O'Reilly on the Commoditization of Software
Iorek writes "International Data Group/Sverige has a great interview with Tim O'Reilly, CEO of O'Reilly & Associates Inc. From predictions of eBay's purchase of Oracle to discussions of the failings of open source licenses, O'Reilly's certainly not reserved. I couldn't help but be reminded of the rise of this site and slashcode."
How well is Andover/OSDN, owner of Slashdot, doing? Honestly.
...Apple. Look at what Apple did with OS X. Apple took an Open Source OS and pinned it up with a proprietary front-end. The system benefits from all of the Open Source advancements in hardware control, while at the same time, the user has all the benefits of a modern, easy-to-use interface.
Perhaps the article should have pointed out that the commoditization of Open Source largely involves the things the user never sees. What hasn't evolved yet is a fundamentally easy-to-use Open Source GUI for the whole slew of commodity parts in the back-end.
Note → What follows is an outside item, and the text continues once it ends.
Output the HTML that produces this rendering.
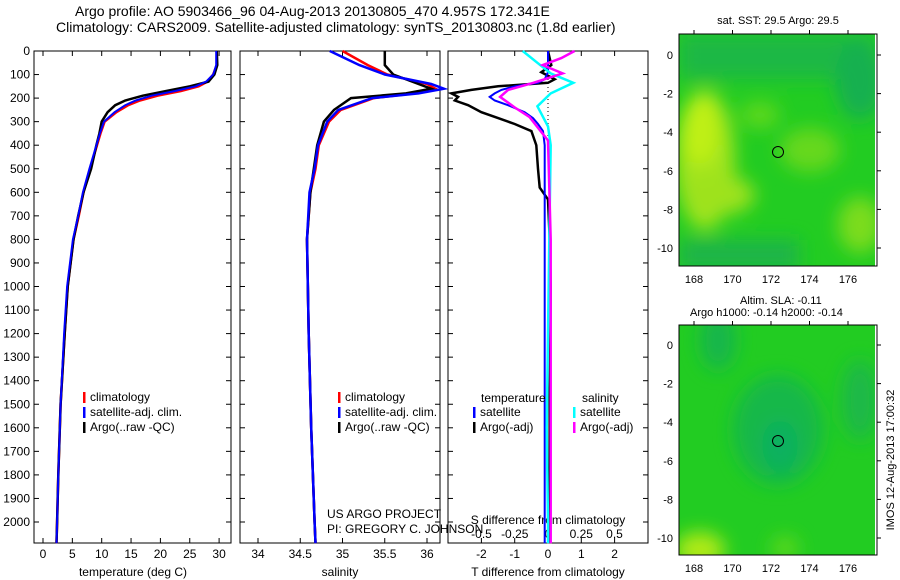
<!DOCTYPE html>
<html><head><meta charset="utf-8"><style>
html,body{margin:0;padding:0;background:#fff;}
svg{display:block;font-family:"Liberation Sans",sans-serif;}
text{font-size:12px;fill:#000;}
</style></head><body>
<svg id="fig" width="900" height="580" xmlns="http://www.w3.org/2000/svg">
<defs>
<filter id="bl" x="-50%" y="-50%" width="200%" height="200%"><feGaussianBlur stdDeviation="9"/></filter>
<clipPath id="c1"><rect x="679" y="34" width="196" height="232"/></clipPath>
<clipPath id="c2"><rect x="679" y="325" width="196" height="230"/></clipPath>
</defs>
<text x="75" y="16" style="font-size:14px">Argo profile: AO 5903466_96 04-Aug-2013 20130805_470 4.957S 172.341E</text>
<text x="56" y="44" style="font-size:14px" textLength="0"></text>
<text x="56" y="32" style="font-size:14px">Climatology: CARS2009. Satellite-adjusted climatology: synTS_20130803.nc (1.8d earlier)</text>
<g id="panels"></g>
<!-- maps -->
<g clip-path="url(#c1)">
<rect x="679" y="34" width="196" height="232" fill="#22cc22"/>
<g filter="url(#bl)">
<rect x="679" y="34" width="196" height="45" fill="#1cb844"/>
<ellipse cx="705" cy="160" rx="30" ry="70" fill="#a2e41c"/>
<ellipse cx="700" cy="130" rx="18" ry="35" fill="#c0f018"/>
<ellipse cx="720" cy="195" rx="35" ry="20" fill="#9ee21c"/>
<ellipse cx="810" cy="150" rx="30" ry="22" fill="#66d81c"/>
<ellipse cx="760" cy="115" rx="20" ry="14" fill="#5cd81e"/>
<ellipse cx="860" cy="225" rx="22" ry="28" fill="#7cdc1c"/>
<rect x="679" y="240" width="120" height="30" fill="#1cb448"/>
<ellipse cx="860" cy="80" rx="25" ry="40" fill="#18b050"/>
</g>
<rect x="875" y="34" width="3" height="232" fill="#fff"/>
<circle cx="778" cy="152" r="5.5" fill="none" stroke="#000" stroke-width="1"/>
</g>
<rect x="679" y="34" width="198" height="232" fill="none" stroke="#000"/>
<g clip-path="url(#c2)">
<rect x="679" y="325" width="196" height="230" fill="#22cc22"/>
<g filter="url(#bl)">
<ellipse cx="778" cy="430" rx="45" ry="55" fill="#14b848"/>
<ellipse cx="780" cy="445" rx="18" ry="25" fill="#10b060"/>
<ellipse cx="718" cy="340" rx="18" ry="30" fill="#18b64c"/>
<ellipse cx="860" cy="400" rx="18" ry="40" fill="#1cb848"/>
<ellipse cx="700" cy="550" rx="25" ry="18" fill="#b0ea18"/>
<ellipse cx="785" cy="548" rx="14" ry="12" fill="#5cd81c"/>
</g>
<rect x="875" y="325" width="3" height="230" fill="#fff"/>
<circle cx="778" cy="441" r="5.5" fill="none" stroke="#000" stroke-width="1"/>
</g>
<rect x="679" y="325" width="198" height="230" fill="none" stroke="#000"/>
<text x="778" y="24" text-anchor="middle" style="font-size:11px">sat. SST: 29.5  Argo: 29.5</text>
<text x="740" y="304" style="font-size:11px">Altim. SLA: -0.11</text>
<text x="690" y="316" style="font-size:11px">Argo h1000: -0.14 h2000: -0.14</text>
<text transform="translate(894,460) rotate(-90)" text-anchor="middle" style="font-size:11px">IMOS 12-Aug-2013 17:00:32</text>
<g id="mapaxes"></g>
<text x="327" y="518">US ARGO PROJECT</text>
<text x="327" y="533">PI: GREGORY C. JOHNSON</text>
</svg>
<script>
const NS="http://www.w3.org/2000/svg";
const svg=document.getElementById('fig');
// ---------- data ----------
const depthTicks=[0,100,200,300,400,500,600,700,800,900,1000,1100,1200,1300,1400,1500,1600,1700,1800,1900,2000];
const tempTicks=[0,5,10,15,20,25,30];
const salTicks=[34,34.5,35,35.5,36];
const salTickLabels=["34","34.5","35","35.5","36"];
const dTTicks=[-2,-1,0,1,2];
const dSTicks=[-0.5,-0.25,0,0.25,0.5];
const dSTickLabels=["-0.5","-0.25","0","0.25","0.5"];
const tDepth=[0,60,100,130,150,170,190,210,230,260,300,350,400,500,600,700,800,1000,1200,1500,1800,2000,2090];
const tClim=[29.6,29.6,29.0,28.0,26.5,23.5,19.5,16.5,14.5,12.5,10.5,9.8,9.2,8.0,6.9,6.1,5.2,4.2,3.7,3.0,2.6,2.4,2.3];
const tSat =[29.5,29.5,29.0,27.8,26.0,22.5,18.5,15.8,14.0,12.2,10.4,9.7,9.1,7.9,6.8,6.0,5.1,4.1,3.6,3.0,2.6,2.4,2.3];
const tArgo=[29.6,29.7,29.2,28.2,25.0,21.0,17.0,14.0,12.3,11.0,10.0,9.6,9.1,8.2,6.9,6.0,5.2,4.2,3.7,3.0,2.6,2.4,2.3];
const sDepth=[0,60,100,140,160,180,200,250,300,400,500,600,800,1200,1600,2000,2090];
const sClim=[35.0,35.3,35.53,36.0,36.1,35.85,35.37,34.98,34.84,34.72,34.68,34.62,34.58,34.60,34.63,34.67,34.68];
const sSat =[34.85,35.2,35.5,36.05,36.2,35.9,35.35,34.95,34.82,34.71,34.67,34.61,34.58,34.60,34.63,34.67,34.68];
const sArgo=[35.5,35.5,35.6,35.9,36.05,35.75,35.1,34.9,34.78,34.7,34.66,34.62,34.58,34.60,34.63,34.67,34.68];
const dDepth=[0,60,90,120,135,150,165,180,195,210,230,260,285,310,340,400,500,580,630,800,1000,1500,2000,2090];
const dTArgo=[0,0.1,-0.2,0.2,0,-1.5,-2.3,-2.9,-2.7,-2.8,-2.4,-2.0,-1.5,-1.0,-0.5,-0.35,-0.3,-0.25,0,0.05,0.08,0.05,0.05,0.05];
const dTSat=[0,0,0,-0.1,-0.3,-1.0,-1.4,-1.6,-1.75,-1.6,-1.2,-0.7,-0.45,-0.3,-0.15,-0.1,-0.1,-0.1,-0.1,-0.1,-0.1,-0.1,-0.1,-0.1];
const dSDepth=[0,50,95,135,180,235,320,400,800,1200,1600,2000,2090];
const dSSat=[-0.19,-0.08,0.02,0.19,0.02,-0.08,0,0.02,0.01,0,-0.01,0,0];
const dSArgoDepth=[0,30,60,95,135,165,195,240,280,380,800,1500,2000,2090];
const dSArgo=[0.2,0.1,-0.04,0.11,-0.11,-0.3,-0.36,-0.25,-0.14,0,0.02,0.02,0.02,0.02];
const lonTicks=[168,170,172,174,176];
const latTicks=[0,-2,-4,-6,-8,-10];
// ---------- helpers ----------
const Y0=51,YTOP=51,YBOT=543;
const yD=d=>Y0+d*0.2355;
function el(tag,attrs,parent){const e=document.createElementNS(NS,tag);for(const k in attrs)e.setAttribute(k,attrs[k]);(parent||svg).appendChild(e);return e;}
function txt(x,y,s,anchor,size){const t=el('text',{x:x,y:y,'text-anchor':anchor||'start'});if(size)t.style.fontSize=size+'px';t.textContent=s;return t;}
function line(xf,vals,depths,color,w,name){
  const p=vals.map((v,i)=>xf(v).toFixed(1)+','+yD(depths[i]).toFixed(1)).join(' ');
  const e=el('polyline',{points:p,fill:'none',stroke:color,'stroke-width':w});
  
  
}
function frame(x0,x1,name){
  const r=el('rect',{x:x0,y:YTOP,width:x1-x0,height:YBOT-YTOP,fill:'none',stroke:'#000'});
  
  
}
function xticks(x0,x1,ticks,labels,xf,name){
  ticks.forEach((t,i)=>{const x=xf(t);
    el('line',{x1:x,x2:x,y1:YBOT,y2:YBOT-5,stroke:'#000'});
    el('line',{x1:x,x2:x,y1:YTOP,y2:YTOP+5,stroke:'#000'});
    const l=txt(x,558,labels[i],'middle');
    
    
  });
}
function yticks(x0,x1,labels){
  depthTicks.forEach(d=>{const y=yD(d);
    el('line',{x1:x0,x2:x0+5,y1:y,y2:y,stroke:'#000'});
    el('line',{x1:x1,x2:x1-5,y1:y,y2:y,stroke:'#000'});
    if(labels){const l=txt(x0-4,y+4,String(d),'end');
      
      }
  });
}
function legend(x,y,items,name){
  items.forEach((it,i)=>{
    el('rect',{x:x,y:y+i*15-9,width:2.5,height:11,fill:it[1]});
    const t=txt(x+7,y+i*15,it[0]);
    
    
  });
}
// ---------- panel 1 temperature ----------
const xT=v=>43+v*5.87;
frame(34,231,'temperature-panel');
yticks(34,231,true);
xticks(34,231,tempTicks,tempTicks.map(String),xT,'temperature');
line(xT,tClim,tDepth,'#f00',2.5,'temperature-climatology-line');
line(xT,tArgo,tDepth,'#000',2.5,'temperature-argo-line');
line(xT,tSat,tDepth,'#00f',2,'temperature-satellite-line');
let a=txt(133,576,'temperature (deg C)','middle');
legend(83,401,[['climatology','#f00'],['satellite-adj. clim.','#00f'],['Argo(..raw -QC)','#000']],'temperature-legend');
// ---------- panel 2 salinity ----------
const xS=v=>258+(v-34)*84.5;
frame(240,440,'salinity-panel');
yticks(240,440,false);
xticks(240,440,salTicks,salTickLabels,xS,'salinity');
line(xS,sClim,sDepth,'#f00',2.5,'salinity-climatology-line');
line(xS,sArgo,sDepth,'#000',2.5,'salinity-argo-line');
line(xS,sSat,sDepth,'#00f',2.5,'salinity-satellite-line');
a=txt(340,576,'salinity','middle');
legend(338,401,[['climatology','#f00'],['satellite-adj. clim.','#00f'],['Argo(..raw -QC)','#000']],'salinity-legend');
// ---------- panel 3 differences ----------
const xdT=v=>548+v*33.3;
const xdS=v=>548+v*133;
frame(448,648,'difference-panel');
yticks(448,648,false);
xticks(448,648,dTTicks,dTTicks.map(String),xdT,'t-difference');
el('line',{x1:548,x2:548,y1:YTOP,y2:150,stroke:'#000','stroke-dasharray':'1,3'});
dSTicks.forEach((t,i)=>{const l=txt(xdS(t),538,dSTickLabels[i],'middle');
  
  });
a=txt(548,524,'S difference from climatology','middle');
a=txt(548,576,'T difference from climatology','middle');
line(xdT,dTArgo,dDepth,'#000',2.5,'t-difference-argo-line');
line(xdT,dTSat,dDepth,'#00f',2,'t-difference-satellite-line');
line(xdS,dSSat,dSDepth,'#0ff',2.5,'s-difference-satellite-line');
line(xdS,dSArgo,dSArgoDepth,'#f0f',2.5,'s-difference-argo-line');
a=txt(481,402,'temperature');
a=txt(582,402,'salinity');
legend(473,416,[['satellite','#00f'],['Argo(-adj)','#000']],'t-difference-legend');
legend(573,416,[['satellite','#0ff'],['Argo(-adj)','#f0f']],'s-difference-legend');
// ---------- map axes ----------
const lonX=l=>694+(l-168)*19.25;
function mapAxes(top,bot,lat0){
  const latY=l=>lat0-l*19.3;
  lonTicks.forEach(l=>{const x=lonX(l);
    el('line',{x1:x,x2:x,y1:top,y2:top-4,stroke:'#000'});
    const t=txt(x,bot+17,String(l),'middle',11);
    
    });
  latTicks.forEach(l=>{const y=latY(l);
    el('line',{x1:877,x2:881,y1:y,y2:y,stroke:'#000'});
    const t=txt(673,y+4,String(l),'end',11);
    
    });
}
mapAxes(34,266,55);
mapAxes(325,555,345);
</script>
</body></html>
Other companies have taken a similar path with commodity software, Red Hat for instance. However, their business plan involves capitalization on commodity products, not in the interface department, but rather in the support department. In theory, these two branches aren't that far separated. Interface and support both help the user accomplish the same thing, that is, getting work done on the computer.
I think we're nearing the turning point where we decide there aren't that many tasks we haven't managed to code on the computer. In comparison, we have a much larger area to cross in making things easier for the user. It would make perfect sense, business-wise, to assume that the area that is most open for development is the area that is most profitable. Therefore, I imagine this is the next area that software, internet, and computer manufacturers will flourish.
What's wrong with this picture? Well, one thing is that one of the fundamental premises of open source is that the licenses are all conditioned on the act of software distribution, and once you're no longer distributing an application, none of the licenses mean squat.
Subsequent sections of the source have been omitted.